Entries with chart source code

++++++

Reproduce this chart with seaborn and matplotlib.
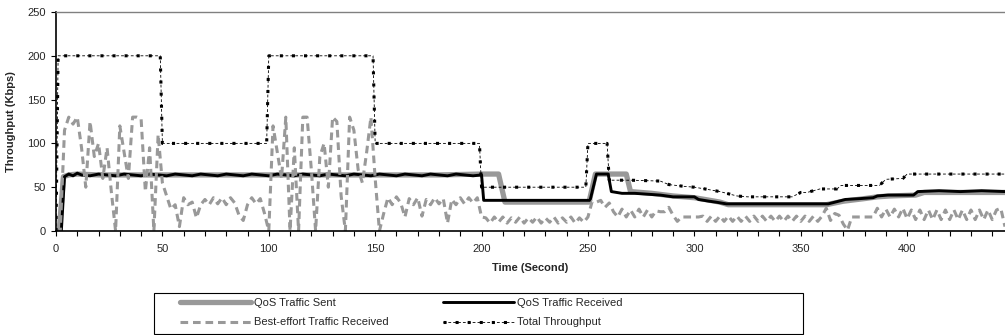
import numpy as np
import pandas as pd
import matplotlib
matplotlib.use("Agg")
import matplotlib.pyplot as plt
from matplotlib.lines import Line2D
from matplotlib.patches import Rectangle
from matplotlib.legend_handler import HandlerTuple
import seaborn as sns

# ---------------- data ----------------
series_labels = ["QoS Traffic Sent", "QoS Traffic Received",
                 "Best-effort Traffic Received", "Total Throughput"]

total_t = [0, 1, 49, 50, 99, 100, 149, 150, 199, 200, 249, 250, 259, 260,
           270, 284, 288, 295, 300, 305, 312, 320, 325, 346, 350, 353, 359,
           367, 369, 387, 390, 398, 400, 446]
total_v = [0, 200, 200, 100, 100, 200, 200, 100, 100, 50, 50, 100, 100, 58,
           58, 57, 53, 51, 50, 48, 45, 40, 39, 39, 44, 44, 48,
           48, 52, 52, 59, 60, 65, 65]

recv_t = [0, 2.5, 4, 6, 8, 10, 12, 16, 20, 24, 28, 32, 36, 40, 44, 48,
          52, 56, 60, 64, 68, 72, 76, 80, 84, 88, 92, 96, 100, 104, 108,
          112, 116, 120, 124, 128, 132, 136, 140, 144, 148, 152, 156, 160,
          164, 168, 172, 176, 180, 184, 188, 192, 196, 200, 201, 251, 254,
          259.5, 261, 266, 272, 278, 284, 290, 300, 302, 307, 310, 315, 363,
          371, 378, 384, 386, 391, 403, 405, 415, 425, 435, 446]
recv_v = [0, 0, 62, 65, 63, 66, 64, 63, 65, 64, 63, 65, 64, 63, 65, 64,
          63, 65, 64, 63, 65, 64, 63, 65, 64, 63, 65, 64, 63, 65, 64,
          63, 65, 64, 63, 65, 64, 63, 65, 64, 63, 65, 64, 63,
          65, 64, 63, 65, 64, 63, 65, 64, 63, 64, 35, 35, 65,
          65, 45, 43, 43, 42, 41, 39, 39, 36, 34, 33, 31, 31,
          36, 37, 38, 40, 41, 41, 45, 46, 45, 46, 45]

sent_t = [0, 1.5, 3.5, 6, 10, 20, 40, 60, 80, 100, 120, 140, 160, 180,
          200, 208, 211, 250.5, 253.5, 268, 270, 280, 290, 300, 305, 312,
          316, 362, 370, 380, 386, 392, 404, 408, 446]
sent_v = [0, 0, 62, 64, 65, 64, 64, 64, 64, 64, 64, 64, 64, 64,
          65, 65, 33, 33, 65, 65, 45, 43, 40, 38, 36, 33,
          30, 30, 34, 37, 39, 40, 41, 44, 44]

be_t = list(range(0, 447, 2))
be_v = [0, 0, 115, 130, 122, 130, 95, 50, 125, 85, 100, 60, 95, 45, 0, 120, 90, 60, 130, 130, 128, 45, 95, 0, 110,
        55, 40, 25, 30, 5, 38, 30, 33, 15, 30, 36, 30, 38, 31, 38, 30, 38, 32, 18, 12, 30, 38, 31, 37, 20,
        0, 120, 90, 60, 130, 0, 95, 0, 130, 130, 70, 0, 85, 100, 50, 130, 125, 40, 0, 130, 115, 70, 55, 90, 130,
        60, 0, 20, 38, 30, 39, 32, 16, 37, 30, 38, 17, 36, 30, 38, 31, 37, 9, 36, 30, 38, 31, 38, 32, 38,
        16, 15, 9, 16, 10, 16, 9, 15, 10, 16, 9, 15, 10, 16, 9, 15, 10, 16, 9, 15, 10, 16, 9, 15, 10,
        16, 34, 33, 35, 27, 32, 22, 16, 25, 16, 24, 16, 25, 16, 24, 16, 23, 22, 22, 27, 18, 11, 16, 16, 16,
        16, 16, 17, 11, 17, 11, 17, 11, 17, 11, 17, 11, 17, 11, 17, 11, 17, 11, 17, 11, 17, 11, 17, 11, 17,
        11, 17, 11, 17, 11, 17, 26, 12, 20, 18, 8, 1, 16, 16, 16, 16, 16, 16, 26, 16, 25, 16, 25, 16, 26,
        14, 24, 13, 24, 13, 24, 13, 24, 13, 24, 13, 24, 13, 24, 13, 24, 13, 24, 13, 24, 13, 24, 26, 5]

x_ticks = [0, 50, 100, 150, 200, 250, 300, 350, 400]
y_ticks = [0, 50, 100, 150, 200, 250]

# ---------------- style ----------------
sns.set_theme(style="white")
plt.rcParams["font.family"] = ["Liberation Sans", "DejaVu Sans"]
plt.rcParams["lines.scale_dashes"] = False

GRAY = "#999999"

fig = plt.figure(figsize=(10.05, 3.35), dpi=100)
ax = fig.add_axes([56 / 1005, 1 - 231 / 335, 949 / 1005, 219 / 335])

sns.lineplot(x=sent_t, y=sent_v, ax=ax, sort=False, estimator=None,
             color=GRAY, linewidth=3.8, legend=False, solid_joinstyle="round")
sns.lineplot(x=recv_t, y=recv_v, ax=ax, sort=False, estimator=None,
             color="black", linewidth=2.1, legend=False)
sns.lineplot(x=be_t, y=be_v, ax=ax, sort=False, estimator=None,
             color=GRAY, linewidth=2.2, linestyle=(0, (5.5, 3.5)), legend=False)
sns.lineplot(x=total_t, y=total_v, ax=ax, sort=False, estimator=None,
             color="black", linewidth=0.6, linestyle=(0, (2, 1.5)), legend=False)
sns.lineplot(x=total_t, y=total_v, ax=ax, sort=False, estimator=None,
             color="black", linewidth=2.2, linestyle=(0, (2.2, 6.5)), legend=False)

ax.set_xlim(0, 446)
ax.set_ylim(0, 250)
ax.set_xticks(x_ticks)
ax.set_xticks(range(0, 447, 10), minor=True)
ax.set_yticks(y_ticks)
ax.tick_params(axis="both", which="both", direction="out", length=3.5,
               width=0.8, color="black", labelsize=8, bottom=True, left=True)
ax.tick_params(axis="x", which="major", pad=6)
ax.tick_params(axis="y", which="major", pad=4)
ax.tick_params(axis="y", which="minor", left=False)

for s in ["left", "bottom"]:
    ax.spines[s].set_color("black")
    ax.spines[s].set_linewidth(1.2)
ax.spines["top"].set_color("#808080")
ax.spines["top"].set_linewidth(1.0)
ax.spines["right"].set_visible(False)

ax.set_xlabel("Time (Second)", fontsize=8, fontweight="bold", labelpad=6)
ax.set_ylabel("Throughput (Kbps)", fontsize=8, fontweight="bold", labelpad=8)

# ---------------- legend ----------------
h_sent = Line2D([], [], color=GRAY, linewidth=3.8)
h_recv = Line2D([], [], color="black", linewidth=2.1)
h_be = Line2D([], [], color=GRAY, linewidth=2.2, linestyle=(0, (5.5, 3.5)))
h_tot1 = Line2D([], [], color="black", linewidth=0.6, linestyle=(0, (2, 1.5)))
h_tot2 = Line2D([], [], color="black", linewidth=2.2, linestyle=(0, (2.2, 6.5)))

fig.legend([h_sent, h_be, h_recv, (h_tot1, h_tot2)],
           [series_labels[0], series_labels[2], series_labels[1], series_labels[3]],
           ncol=2, loc="upper left", bbox_to_anchor=(180 / 1005, 1 - 298 / 335),
           frameon=False, fontsize=8, handlelength=6.4, handletextpad=0.25,
           columnspacing=4.9, labelspacing=0.85, borderpad=0, borderaxespad=0,
           handler_map={tuple: HandlerTuple(ndivide=1, pad=0)})
fig.add_artist(Rectangle((154 / 1005, 1 - 334 / 335), 649 / 1005, 41 / 335,
                         transform=fig.transFigure, fill=False,
                         edgecolor="black", linewidth=0.8))

fig.savefig("out.png", dpi=100)
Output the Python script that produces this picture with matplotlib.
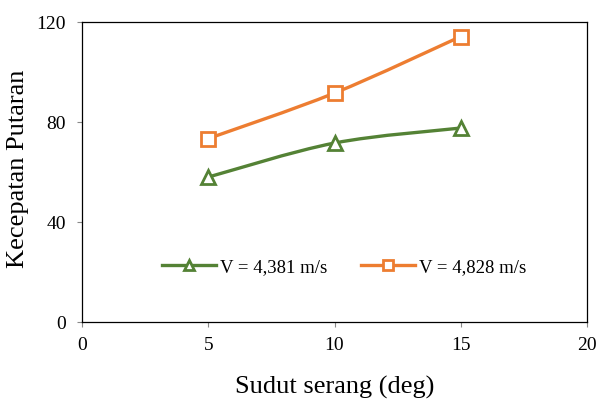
import matplotlib
matplotlib.use("Agg")
import matplotlib.pyplot as plt
from matplotlib.path import Path
from matplotlib.patches import PathPatch
from matplotlib.lines import Line2D
import numpy as np

# data
sudut = [5, 10, 15]
v_4381 = [58, 71.6, 77.6]
v_4828 = [73.4, 91.6, 114.2]
labels = ["V = 4,381 m/s", "V = 4,828 m/s"]

green = "#548235"
orange = "#ED7D31"

plt.rcParams["font.family"] = ["Liberation Serif", "DejaVu Serif"]


def smooth_path(xs, ys):
    # excel-like smoothed line: catmull-rom turned into cubic bezier segments
    pts = np.column_stack([xs, ys]).astype(float)
    n = len(pts)
    verts = [pts[0]]
    codes = [Path.MOVETO]
    for i in range(n - 1):
        p0 = pts[i - 1] if i > 0 else pts[i]
        p1 = pts[i]
        p2 = pts[i + 1]
        p3 = pts[i + 2] if i + 2 < n else pts[i + 1]
        c1 = p1 + (p2 - p0) / 6.0
        c2 = p2 - (p3 - p1) / 6.0
        verts += [c1, c2, p2]
        codes += [Path.CURVE4] * 3
    return Path(verts, codes)


fig = plt.figure(figsize=(6.0, 4.01), dpi=100)
ax = fig.add_axes([0.137, 0.197, 0.841, 0.748])

for ys, col, mk in [(v_4381, green, "^"), (v_4828, orange, "s")]:
    ax.add_patch(PathPatch(smooth_path(sudut, ys), facecolor="none", edgecolor=col, lw=2.4, zorder=2))
    ax.plot(sudut, ys, linestyle="none", marker=mk, markersize=10, markerfacecolor="white",
            markeredgecolor=col, markeredgewidth=2, zorder=3)

ax.set_xlim(0, 20)
ax.set_ylim(0, 120)
ax.set_xticks([0, 5, 10, 15, 20])
ax.set_yticks([0, 40, 80, 120])
ax.tick_params(labelsize=14, direction="out", length=3.6, width=0.8, color="#888888")
ax.tick_params(axis="x", pad=7)
ax.tick_params(axis="y", pad=8)
for s in ax.spines.values():
    s.set_linewidth(0.9)

ax.set_xlabel("Sudut serang (deg)", fontsize=19, labelpad=16)
ax.set_ylabel("Kecepatan Putaran", fontsize=19)
ax.yaxis.set_label_coords(-0.105, 0.512)

handles = [
    Line2D([], [], color=green, lw=2.4, marker="^", markersize=7, markerfacecolor="white",
           markeredgecolor=green, markeredgewidth=2),
    Line2D([], [], color=orange, lw=2.4, marker="s", markersize=7, markerfacecolor="white",
           markeredgecolor=orange, markeredgewidth=2),
]
ax.legend(handles, labels, loc="center", bbox_to_anchor=(0.519, 0.183), ncol=2, frameon=False,
          fontsize=13.5, handlelength=2.9, handletextpad=0.2, columnspacing=1.8)

fig.savefig("out.png", dpi=100)
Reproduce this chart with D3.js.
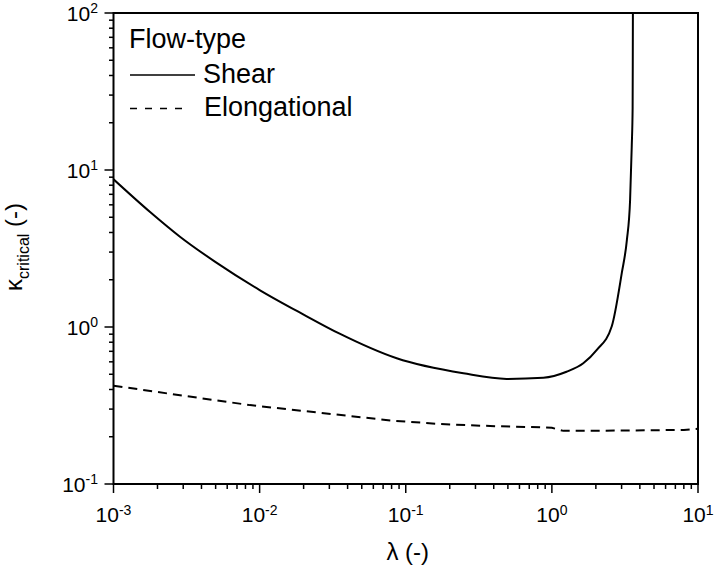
<!DOCTYPE html>
<html><head><meta charset="utf-8">
<script src="https://cdn.jsdelivr.net/npm/d3@7"></script>
<style>
body{margin:0;background:#fff;}
text{font-family:"Liberation Sans",Arial,Helvetica,sans-serif;fill:#000;}
</style></head>
<body><svg id="chart" width="714" height="574"></svg>
<script>
// Data
const shearLambda = [0.001, 0.00178, 0.00285, 0.005, 0.01, 0.02, 0.035, 0.0867, 0.248, 0.49, 0.875, 1.26, 1.64, 2.03, 2.57, 3.01, 3.26, 3.43, 3.52, 3.57, 3.58, 3.585];
const shearKappa  = [8.73, 5.40, 3.76, 2.59, 1.72, 1.20, 0.91, 0.632, 0.507, 0.467, 0.475, 0.519, 0.587, 0.714, 1.01, 2.21, 3.58, 6.44, 14.1, 25, 60, 100];
const elongLambda = [0.001, 0.003, 0.0086, 0.0822, 0.172, 0.378, 0.83, 1.0, 1.2, 3.0, 8.0, 10];
const elongKappa  = [0.423, 0.365, 0.318, 0.253, 0.241, 0.234, 0.2296, 0.228, 0.218, 0.219, 0.221, 0.225];
const xTicks = [1e-3, 1e-2, 1e-1, 1e0, 1e1];
const xTickExp = ["-3", "-2", "-1", "0", "1"];
const yTicks = [1e-1, 1e0, 1e1, 1e2];
const yTickExp = ["-1", "0", "1", "2"];
const legendTitle = "Flow-type";
const seriesNames = ["Shear", "Elongational"];

const svg = d3.select("#chart");
const L = 113.5, R = 698, T = 13, B = 484;
const x = d3.scaleLog().domain([1e-3, 1e1]).range([L, R]);
const y = d3.scaleLog().domain([1e-1, 1e2]).range([B, T]);

svg.append("defs").append("clipPath").attr("id", "clip")
  .append("rect").attr("x", L).attr("y", T).attr("width", R - L).attr("height", B - T);

// minor ticks
const xMinor = [], yMinor = [];
for (let e = -3; e < 1; e++) for (let m = 2; m <= 9; m++) xMinor.push(m * Math.pow(10, e));
for (let e = -1; e < 2; e++) for (let m = 2; m <= 9; m++) yMinor.push(m * Math.pow(10, e));

const gx = svg.append("g");
gx.selectAll("line.mn").data(xMinor).join("line")
  .attr("x1", d => x(d)).attr("x2", d => x(d)).attr("y1", B).attr("y2", B + 5)
  .attr("stroke", "#000").attr("stroke-width", 1.5);
gx.selectAll("line.mj").data(xTicks).join("line")
  .attr("x1", d => x(d)).attr("x2", d => x(d)).attr("y1", B).attr("y2", B + 9)
  .attr("stroke", "#000").attr("stroke-width", 1.5);
const gy = svg.append("g");
gy.selectAll("line.mn").data(yMinor).join("line")
  .attr("x1", L - 4.5).attr("x2", L).attr("y1", d => y(d)).attr("y2", d => y(d))
  .attr("stroke", "#000").attr("stroke-width", 1.5);
gy.selectAll("line.mj").data(yTicks).join("line")
  .attr("x1", L - 9).attr("x2", L).attr("y1", d => y(d)).attr("y2", d => y(d))
  .attr("stroke", "#000").attr("stroke-width", 1.5);

// tick labels
xTicks.forEach((t, i) => {
  const tx = svg.append("text").attr("x", x(t)).attr("y", 522)
    .attr("text-anchor", "middle").attr("font-size", 21);
  tx.append("tspan").text("10");
  tx.append("tspan").attr("font-size", 14).attr("dy", -7.5).text(xTickExp[i]);
});
yTicks.forEach((t, i) => {
  const tx = svg.append("text").attr("x", 98).attr("y", y(t) + 7.5)
    .attr("text-anchor", "end").attr("font-size", 21);
  tx.append("tspan").text("10");
  tx.append("tspan").attr("font-size", 14).attr("dy", -7.5).text(yTickExp[i]);
});

// axis titles
svg.append("text").attr("x", (L + R) / 2 + 2).attr("y", 560).attr("text-anchor", "middle")
  .attr("font-size", 24).text("λ (-)");
const yl = svg.append("text").attr("transform", `translate(22,291) rotate(-90)`)
  .attr("text-anchor", "start").attr("font-size", 24);
yl.append("tspan").text("κ");
yl.append("tspan").attr("font-size", 16).attr("dy", 7).text("critical");
yl.append("tspan").attr("dy", -7).text(" (-)");

// lines
const line = d3.line().x(d => x(d[0])).y(d => y(d[1])).curve(d3.curveMonotoneX);
const plot = svg.append("g").attr("clip-path", "url(#clip)");
plot.append("path").datum(shearLambda.map((l, i) => [l, shearKappa[i]]))
  .attr("d", line).attr("fill", "none").attr("stroke", "#000").attr("stroke-width", 2);
plot.append("path").datum(elongLambda.map((l, i) => [l, elongKappa[i]]))
  .attr("d", d3.line().x(d => x(d[0])).y(d => y(d[1])))
  .attr("fill", "none").attr("stroke", "#000").attr("stroke-width", 2)
  .attr("stroke-dasharray", "9,6");

// frame
svg.append("rect").attr("x", L).attr("y", T).attr("width", R - L).attr("height", B - T)
  .attr("fill", "none").attr("stroke", "#000").attr("stroke-width", 2);

// legend
svg.append("text").attr("x", 129).attr("y", 48).attr("font-size", 27).text(legendTitle);
svg.append("line").attr("x1", 130).attr("x2", 195).attr("y1", 75).attr("y2", 75)
  .attr("stroke", "#000").attr("stroke-width", 1.5);
svg.append("text").attr("x", 203).attr("y", 83).attr("font-size", 27).text(seriesNames[0]);
svg.append("line").attr("x1", 130).attr("x2", 185).attr("y1", 108.5).attr("y2", 108.5)
  .attr("stroke", "#000").attr("stroke-width", 1.5).attr("stroke-dasharray", "7,8");
svg.append("text").attr("x", 204).attr("y", 116).attr("font-size", 27).text(seriesNames[1]);
</script></body></html>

++++++

> Exercise directions: Everything from the top line of the data down to and including the line with "30, 30, 34, 37, 39, 40, 41, 44, 44]" is to be copied, except the pictures.

> The answer:
Reproduce this chart with seaborn and matplotlib.
import numpy as np
import pandas as pd
import matplotlib
matplotlib.use("Agg")
import matplotlib.pyplot as plt
from matplotlib.lines import Line2D
from matplotlib.patches import Rectangle
from matplotlib.legend_handler import HandlerTuple
import seaborn as sns

# ---------------- data ----------------
series_labels = ["QoS Traffic Sent", "QoS Traffic Received",
                 "Best-effort Traffic Received", "Total Throughput"]

total_t = [0, 1, 49, 50, 99, 100, 149, 150, 199, 200, 249, 250, 259, 260,
           270, 284, 288, 295, 300, 305, 312, 320, 325, 346, 350, 353, 359,
           367, 369, 387, 390, 398, 400, 446]
total_v = [0, 200, 200, 100, 100, 200, 200, 100, 100, 50, 50, 100, 100, 58,
           58, 57, 53, 51, 50, 48, 45, 40, 39, 39, 44, 44, 48,
           48, 52, 52, 59, 60, 65, 65]

recv_t = [0, 2.5, 4, 6, 8, 10, 12, 16, 20, 24, 28, 32, 36, 40, 44, 48,
          52, 56, 60, 64, 68, 72, 76, 80, 84, 88, 92, 96, 100, 104, 108,
          112, 116, 120, 124, 128, 132, 136, 140, 144, 148, 152, 156, 160,
          164, 168, 172, 176, 180, 184, 188, 192, 196, 200, 201, 251, 254,
          259.5, 261, 266, 272, 278, 284, 290, 300, 302, 307, 310, 315, 363,
          371, 378, 384, 386, 391, 403, 405, 415, 425, 435, 446]
recv_v = [0, 0, 62, 65, 63, 66, 64, 63, 65, 64, 63, 65, 64, 63, 65, 64,
          63, 65, 64, 63, 65, 64, 63, 65, 64, 63, 65, 64, 63, 65, 64,
          63, 65, 64, 63, 65, 64, 63, 65, 64, 63, 65, 64, 63,
          65, 64, 63, 65, 64, 63, 65, 64, 63, 64, 35, 35, 65,
          65, 45, 43, 43, 42, 41, 39, 39, 36, 34, 33, 31, 31,
          36, 37, 38, 40, 41, 41, 45, 46, 45, 46, 45]

sent_t = [0, 1.5, 3.5, 6, 10, 20, 40, 60, 80, 100, 120, 140, 160, 180,
          200, 208, 211, 250.5, 253.5, 268, 270, 280, 290, 300, 305, 312,
          316, 362, 370, 380, 386, 392, 404, 408, 446]
sent_v = [0, 0, 62, 64, 65, 64, 64, 64, 64, 64, 64, 64, 64, 64,
          65, 65, 33, 33, 65, 65, 45, 43, 40, 38, 36, 33,
          30, 30, 34, 37, 39, 40, 41, 44, 44]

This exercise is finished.